The BSA Company was furious. It denounced the White Paper as “propaganda” and so raising the status of both Faber and Oakeshott in the eyes of Kaunda.
Minutes before the Union Flag fell to the floor on the night of October 23, 1964 and as 1,200 tribal dancers performed at a hastily-built stadium in Lusaka, Hall tells how a bearded economist (Faber) drew from his pocket a piece of crumpled blue paper. On it, hand-written, were the terms of a statement prepared by a group of officials. An agreement had been reached. Zambia offered £2 million to the BSA Company and Britain would pay a further £2 million.
Says Hall: “Soon afterwards, Zambia was born. A flame was lit and £5,000 worth of fireworks was set-off. In the centre of the fireworks was a vast set piece reading ‘Kaunda’.”
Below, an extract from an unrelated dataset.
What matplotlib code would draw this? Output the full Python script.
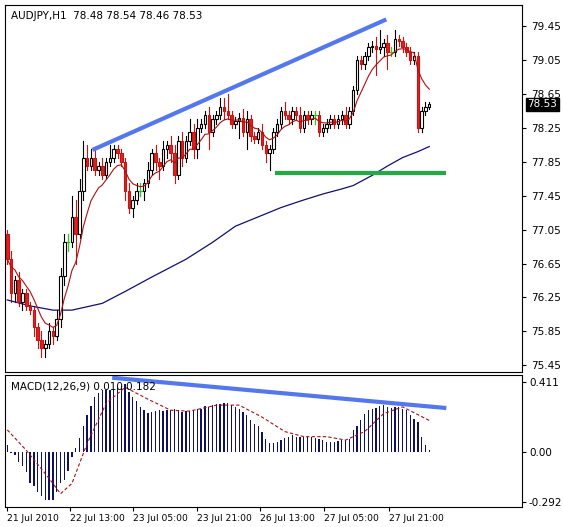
import numpy as np
import matplotlib
matplotlib.use('Agg')
import matplotlib.pyplot as plt

# hourly closes AUDJPY
close = [76.7, 76.3, 76.45, 76.2, 76.3, 76.15, 76.1, 75.9, 75.75, 75.65,
         75.7, 75.85, 75.8, 76.0, 76.5, 76.9, 76.9, 77.2, 77.0, 77.5,
         77.9, 77.8, 77.9, 77.75, 77.8, 77.7, 77.85, 77.9, 78.0, 77.95,
         77.85, 77.5, 77.3, 77.4, 77.5, 77.5, 77.6, 77.75, 77.95, 77.85,
         77.8, 78.0, 78.05, 77.95, 77.7, 78.1, 77.9, 78.1, 78.2, 78.0,
         78.25, 78.3, 78.4, 78.2, 78.35, 78.4, 78.5, 78.45, 78.4, 78.3,
         78.33, 78.37, 78.2, 78.35, 78.15, 78.12, 78.2, 78.05, 77.95, 78.0,
         78.2, 78.3, 78.45, 78.4, 78.35, 78.45, 78.4, 78.25, 78.4, 78.35,
         78.4, 78.4, 78.2, 78.25, 78.3, 78.35, 78.3, 78.35, 78.4, 78.3,
         78.45, 78.7, 79.05, 79.0, 79.1, 79.2, 79.22, 79.18, 79.2, 79.25,
         79.15, 79.15, 79.3, 79.27, 79.2, 79.15, 79.05, 79.1, 78.25, 78.45,
         78.5, 78.53]
first_open = 77.0
up_wick = [0.05, 0.1, 0.05, 0.1, 0.05, 0.05, 0.05, 0.05, 0.05, 0.1,
           0.05, 0.1, 0.05, 0.1, 0.1, 0.1, 0.1, 0.25, 0.2, 0.15,
           0.2, 0.15, 0.1, 0.1, 0.05, 0.1, 0.05, 0.15, 0.05, 0.05,
           0.05, 0.05, 0.1, 0.05, 0.1, 0.1, 0.05, 0.1, 0.05, 0.1,
           0.05, 0.1, 0.05, 0.1, 0.1, 0.05, 0.1, 0.05, 0.15, 0.1,
           0.1, 0.05, 0.05, 0.1, 0.05, 0.05, 0.1, 0.1, 0.2, 0.05,
           0.05, 0.05, 0.1, 0.1, 0.05, 0.05, 0.05, 0.1, 0.05, 0.05,
           0.05, 0.05, 0.05, 0.1, 0.05, 0.05, 0.05, 0.1, 0.05, 0.05,
           0.05, 0.05, 0.05, 0.05, 0.05, 0.05, 0.05, 0.05, 0.05, 0.1,
           0.05, 0.05, 0.05, 0.05, 0.05, 0.05, 0.05, 0.1, 0.2, 0.05,
           0.1, 0.05, 0.1, 0.05, 0.05, 0.05, 0.05, 0.05, 0.05, 0.05,
           0.05, 0.03]
dn_wick = [0.05, 0.1, 0.1, 0.05, 0.1, 0.05, 0.05, 0.1, 0.1, 0.1,
           0.1, 0.05, 0.1, 0.05, 0.1, 0.1, 0.1, 0.05, 0.35, 0.05,
           0.1, 0.05, 0.05, 0.05, 0.05, 0.05, 0.05, 0.05, 0.05, 0.05,
           0.05, 0.1, 0.05, 0.1, 0.05, 0.05, 0.1, 0.05, 0.05, 0.1,
           0.15, 0.05, 0.1, 0.1, 0.1, 0.05, 0.1, 0.05, 0.05, 0.1,
           0.1, 0.05, 0.05, 0.2, 0.05, 0.05, 0.05, 0.1, 0.05, 0.05,
           0.05, 0.2, 0.05, 0.2, 0.05, 0.05, 0.05, 0.05, 0.1, 0.2,
           0.05, 0.05, 0.05, 0.05, 0.05, 0.05, 0.05, 0.05, 0.05, 0.05,
           0.05, 0.1, 0.05, 0.05, 0.05, 0.05, 0.05, 0.05, 0.05, 0.05,
           0.05, 0.05, 0.05, 0.05, 0.05, 0.05, 0.05, 0.3, 0.05, 0.1,
           0.2, 0.05, 0.05, 0.05, 0.05, 0.05, 0.05, 0.05, 0.05, 0.05,
           0.05, 0.03]

# slow moving average, read every few bars
ma_slow_bar = [0, 6, 12, 17, 25, 31, 38, 47, 54, 60, 66, 72, 78, 83, 88, 91, 96, 100, 104, 108, 111]
ma_slow_val = [76.22, 76.15, 76.1, 76.1, 76.18, 76.32, 76.49, 76.7, 76.9, 77.09, 77.2,
               77.31, 77.4, 77.47, 77.53, 77.57, 77.69, 77.8, 77.9, 77.97, 78.03]

# MACD histogram per bar and signal line at sampled bars
macd_hist = [0.04, -0.005, -0.02, -0.06, -0.08, -0.12, -0.18, -0.2, -0.235, -0.26,
             -0.28, -0.28, -0.28, -0.235, -0.18, -0.165, -0.11, -0.03, 0.025, 0.08,
             0.15, 0.22, 0.27, 0.32, 0.345, 0.365, 0.365, 0.365, 0.37, 0.38,
             0.385, 0.40, 0.35, 0.32, 0.30, 0.265, 0.245, 0.23, 0.235, 0.24,
             0.245, 0.24, 0.245, 0.245, 0.25, 0.245, 0.235, 0.24, 0.24, 0.245,
             0.25, 0.255, 0.27, 0.265, 0.275, 0.28, 0.28, 0.285, 0.285, 0.275,
             0.265, 0.255, 0.235, 0.22, 0.185, 0.165, 0.15, 0.12, 0.075, 0.055,
             0.05, 0.06, 0.07, 0.08, 0.09, 0.1, 0.09, 0.09, 0.09, 0.09,
             0.09, 0.08, 0.075, 0.07, 0.06, 0.06, 0.06, 0.065, 0.07, 0.07,
             0.075, 0.13, 0.155, 0.19, 0.225, 0.245, 0.255, 0.26, 0.27, 0.275,
             0.265, 0.26, 0.265, 0.265, 0.255, 0.245, 0.22, 0.195, 0.175, 0.09,
             0.04, 0.01]
sig_bar = [0, 5, 11, 14, 17, 21, 26, 31, 37, 43, 48, 55, 61, 67, 73, 78, 84, 89, 94, 99, 104, 111]
sig_val = [0.13, 0.01, -0.155, -0.245, -0.185, 0.05, 0.285, 0.38, 0.31, 0.245, 0.24,
           0.275, 0.275, 0.205, 0.12, 0.09, 0.09, 0.07, 0.12, 0.225, 0.265, 0.185]

price_ticks = [79.45, 79.05, 78.65, 78.25, 77.85, 77.45, 77.05, 76.65, 76.25, 75.85, 75.45]
date_ticks = [0, 16.6, 33.2, 50, 66.6, 83.4, 100.4]
date_labels = ['21 Jul 2010', '22 Jul 13:00', '23 Jul 05:00', '23 Jul 21:00',
               '26 Jul 13:00', '27 Jul 05:00', '27 Jul 21:00']

# trendlines (bar, value)
upper_tl = ([22.4, 99.7], [77.99, 79.53])
support_tl = ([70.3, 115.5], [77.72, 77.72])
macd_tl = ([27.6, 115.5], [0.436, 0.258])

plt.rcParams['font.family'] = ['DejaVu Sans']
fig = plt.figure(figsize=(5.63, 5.27), dpi=100)
W, H = 563, 527
ax = fig.add_axes([5 / W, 1 - 372 / H, 517 / W, 367 / H])
ax2 = fig.add_axes([5 / W, 1 - 507 / H, 517 / W, 132 / H])

n = len(close)
x = np.arange(n)
opens = [first_open] + close[:-1]
xlim = (-0.6, 135.4)

for i in range(n):
    o, c = opens[i], close[i]
    hi = max(o, c) + up_wick[i]
    lo = min(o, c) - dn_wick[i]
    if abs(c - o) < 1e-9:
        ax.plot([i, i], [lo, hi], color='#22cc22', lw=0.9)
        ax.plot([i - 0.35, i + 0.35], [c, c], color='#22cc22', lw=0.9)
        continue
    ax.plot([i, i], [lo, hi], color='black' if c > o else '#cc1111', lw=0.8, zorder=2)
    if c > o:
        ax.add_patch(plt.Rectangle((i - 0.33, o), 0.66, c - o, facecolor='white',
                                   edgecolor='black', lw=0.8, zorder=3))
    else:
        ax.add_patch(plt.Rectangle((i - 0.33, c), 0.66, o - c, facecolor='#dd2222',
                                   edgecolor='#cc1111', lw=0.8, zorder=3))

# fast EMA on closes
ema = [close[0]]
k = 2 / (8 + 1)
for c in close[1:]:
    ema.append(ema[-1] + k * (c - ema[-1]))
ax.plot(x, ema, color='#aa1111', lw=0.8, zorder=4)
ax.plot(ma_slow_bar, ma_slow_val, color='#101070', lw=0.9)

ax.plot(*upper_tl, color='#5577ee', lw=3, solid_capstyle='butt')
ax.plot(*support_tl, color='#22aa44', lw=3, solid_capstyle='butt')

ax.set_xlim(*xlim)
ax.set_ylim(75.37, 79.70)
ax.yaxis.tick_right()
ax.set_yticks(price_ticks)
ax.set_yticklabels([f'{v:.2f}' for v in price_ticks])
ax.set_xticks([])
ax.tick_params(axis='y', labelsize=7.5, length=3, direction='out')
ax.text(0.012, 0.985, 'AUDJPY,H1  78.48 78.54 78.46 78.53', transform=ax.transAxes,
        fontsize=7.5, va='top')
ax.annotate('78.53', xy=(1.0, 78.53), xycoords=('axes fraction', 'data'),
            xytext=(4, 0), textcoords='offset points', va='center', fontsize=7.5,
            color='white', bbox=dict(boxstyle='square,pad=0.15', fc='black', ec='black'))

ax2.bar(x, macd_hist, width=0.35, color='#101060')
ax2.plot(sig_bar, sig_val, color='#aa1111', lw=0.8, ls=(0, (3, 2)))
ax2.plot(*macd_tl, color='#5577ee', lw=3, solid_capstyle='butt')
ax2.set_xlim(*xlim)
ax2.set_ylim(-0.323, 0.452)
ax2.yaxis.tick_right()
ax2.set_yticks([0.411, 0.0, -0.292])
ax2.set_yticklabels(['0.411', '0.00', '-0.292'])
ax2.set_xticks(date_ticks)
ax2.set_xticklabels(date_labels, ha='left')
ax2.tick_params(axis='y', labelsize=7.5, length=3, direction='out', pad=2)
ax2.tick_params(axis='x', labelsize=6.6, length=3, direction='out', pad=2)
ax2.text(0.012, 0.95, 'MACD(12,26,9) 0.010 0.182', transform=ax2.transAxes,
         fontsize=7.5, va='top')

fig.savefig('out.png', dpi=100)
Masterminds of a financial scoop
The two men who had masterminded the financial scoop for the Zambians looked on. But soon Oakeshott and Faber became key economic advisers to the new president in Lusaka and Zambia’s Economic Affairs Minister, Arthur Wina.
So two former English public schoolboys from the heart of the British establishment found themselves at the decision-making centre of a country destined to become a leading member of the Commonwealth, a prominent participant in the Organisation of African Union (OAU) and a key member of the African Frontline States in their struggle against all-white rule in Rhodesia, then led by Ian Smith.
Mike Faber was a shining example of the best of the British at work in Africa.
He was educated at Eton (1942-1947), Magdalen College, Oxford University, and later at the University of Michigan. He completed National Service (1948-1949) in Germany and was commissioned as second lieutenant in the 11th Hussars. He worked as a merchant seaman in 1953/1954 and then as a claims adjuster for a company of American underwriters in Japan and Korea. Between 1954-1960 he worked as a foreign correspondent for the Economist, The Observer and The Times in the Far East, the Middle East and then in Central and Southern Africa. He told Grundy he was on “friendly terms” with M16.
In 1956 he set up home in southern Rhodesia where he worked as a lecturer in applied economics at the University College of Southern Rhodesia, before moving to Sicily for a year as a community development officer with Danilo Dolci, a social activist, educator and poet, often referred to as Sicily’s Gandh. This was followed by a two-year appointment at the University of the West Indies as lecturer in economics. In 1964 he returned to Lusaka as senior economist and Under Secretary in the Ministry of Finance and Office of Development Planning for the government of Zambia.
In Salisbury (Harare) he edited various political and domestic magazines and befriended another upper class maverick, Peter Mackay, a strong supporter of Black Nationalism against white rule. Mackay had been head boy at Stowe.
For light relief, Faber ran a cricket club called The College Bounders and played croquet with British diplomats and two literary giants – Doris Lessing and Nadine Gordimer.
He told me that Doris Lessing suggested they go to bed together while drunk at a Lusaka party. Asked what happened, he smiled and said, “Nothing at all. I was a married man.” His aristocratic wife Didona (daughter of Lord Strathcona and Mount Royal) was a renowned beauty who he had met at Oxford during his student days. She was attending a local finishing school that was also patronised by Antonia Fraser, a friend of Mike Faber.
In the 1970s, Mike Faber became known as a specialist negotiator on debt and resource agreements.
After a spell at Cambridge in 1968 in the department of Applied Economics, he joined the Overseas Development Group at the University of East Anglia.
In 1972 he was the leader of the UNDP/IBRD Mission to Papau New Guinea and was appointed as head of the Technical Assistance.
That year he was appointed as head of the Technical Assistance Group at the Commonwealth Secretariat in London where he served as director between 1972-1975 and again in 1978-1982.
A Jewel in the Commonwealth’s Crown
The former Commonwealth Secretary General Sonny Ramphal described Faber as “a Jewel in the Commonwealth Crown”
After leaving the Secretariat, Faber became the founding Director of the Institute of Development Studies (IDS) at the University of Sussex (1982-1987). He published widely on economic and debt issues, emphasizing to students and readers the practical aspects of economics and political economies.
Another former IDS Director, Sir Richard Jolly said Mike Faber was “a radical without being wild” and the Zimbabwean author Lawrence Vambe, who knew Faber and Oakeshott and the expatriate literati during those heady days in Lusaka, described him as a man without a racist bone in his body “a man who did so much to put Zambia on its feet in 1964.”